State Highway One (Hachette 2020), by writer Sam Coley, won the Richell Prize for Emerging Writers in 2017 and from the opening pages you can immediately see why.
The entire book is basically a road trip (both literal and emotional) for protagonist Alex and his twin sister Amy after the sudden death of their parents in a tragic accident. Set in New Zealand, the pair travel from the very northern tip of New Zealand, Cape Reinga, all the way along State Highway One (with a few detours along the way), to Stewart Island in the very south. It is a journey that makes no sense – they undertake it with little planning or resources, or without even really a motivation or goal. It is a profoundly emotional decision to embark on the road, sparked by the loss of their parents, and fuelled by their crazy, inexplicable (even to themselves) justification for doing it.
Alex had escaped from New Zealand to work overseas three years earlier, and plans to come home for only a few weeks, for the funerals and to finalise the estate. But his sister persuades him to undertake this journey, together, as a final mark of … something … respect? Friendship? Their relationship? Honouring their parents? Closure? As the road trip continues, the motivations shift and the balance between the twins changes, although it has always been Amy who is ‘the boss’ and Alex who goes along with her decisions.
Despite poor (or practically no) planning, they travel the road, experiencing various dramas and tests of character along the way. They fight, they make up. They recall childhood experiences. They reconnect in a way perhaps neither thought possible. As it becomes increasingly obvious that they will probably not reach their objective with enough time for Alex to still catch his flight back to his new work and home overseas, they must make some tough decisions. Alex particularly must ‘reckon with what coming home really means’.

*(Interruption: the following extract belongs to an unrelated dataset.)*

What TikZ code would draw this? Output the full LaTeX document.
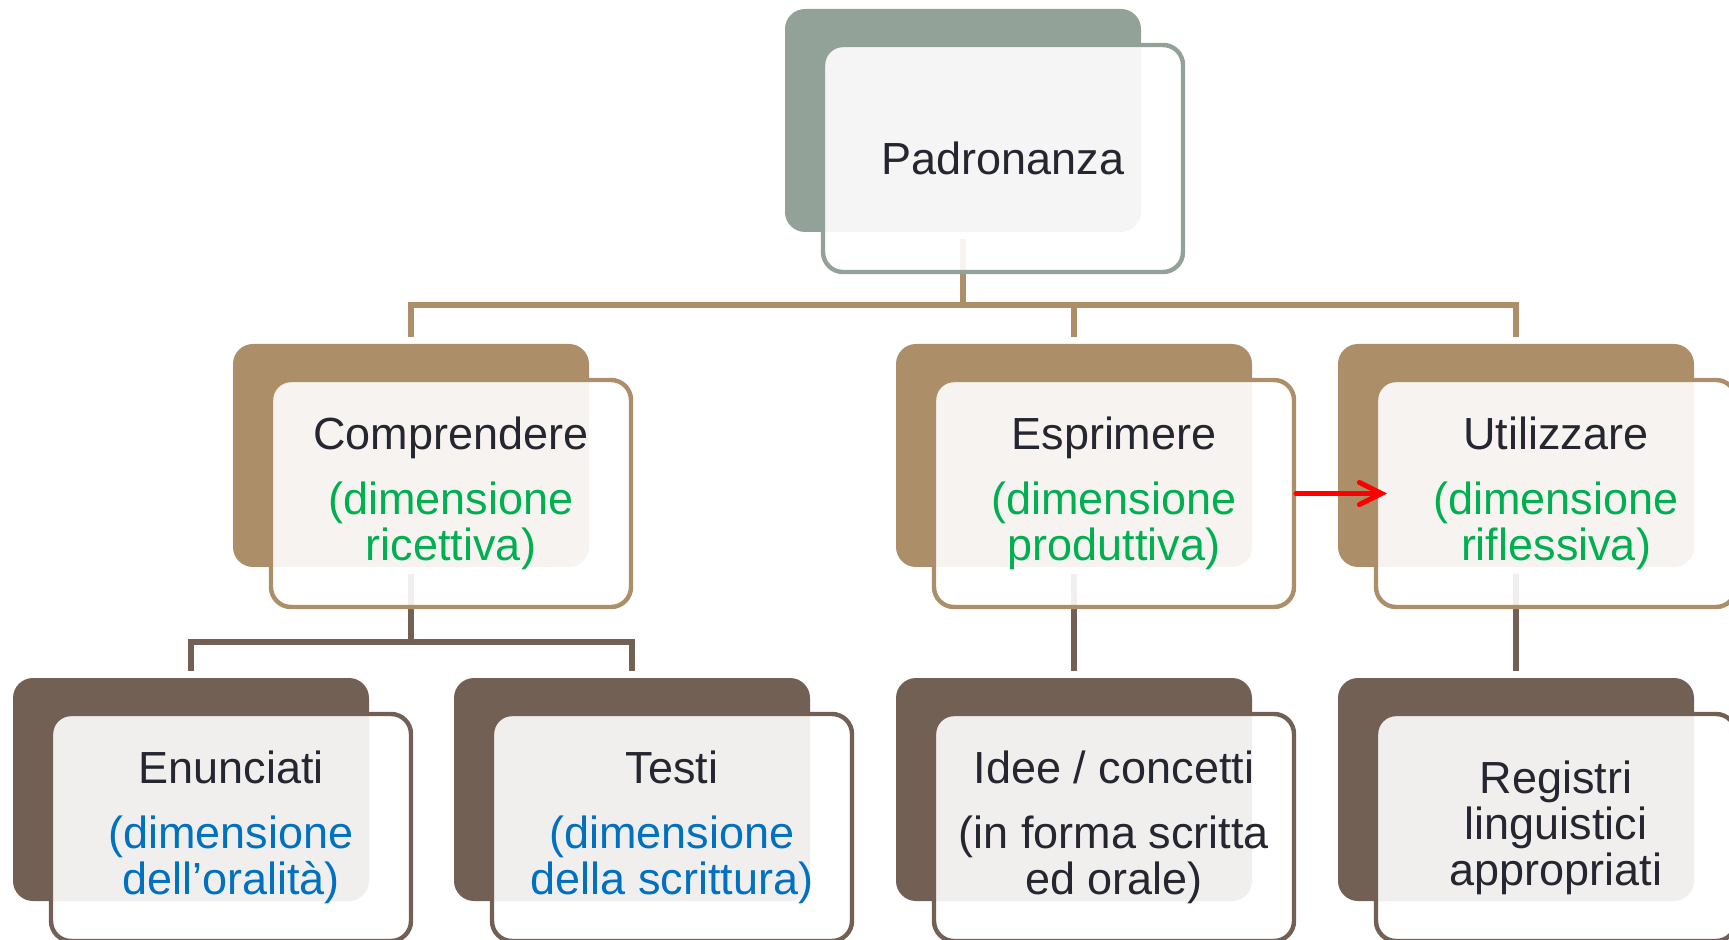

If every good action book includes a car chase, this road trip is one big, tense road trip with rising tension that never lets up. The narrative arc is clear in terms of setting – a map at the beginning of the book plots points (towns etc) that they reach along the way, and the reader has a clear sense of how far they have travelled and how far they have yet to go. There is no going back, emotionally or physically.
Both the main characters are intensely drawn and compelling, each with a sparkling sense of humour and wit that balances the depressing nature of the reason for their trip, and their recent terrible loss.
The trip occurs around February 2015 and each chapter is dated. There are flashback chapters included (also dated) that broaden the sense of history and backstory for each character and their shared family circumstances. Themes of loyalty and betrayal, love and loss, grief and forgiveness, adventure, risk-taking, self-belief and self-doubt all feature.
There is something very special about this book. Something that I cannot even name as a literary device because to allude to it in words would possibly alert the reader and act as a spoiler. So I will simply say that when I reached the end of the novel, I wanted to go back and read it again from the beginning, knowing what I did not know then. The ending is spectacular.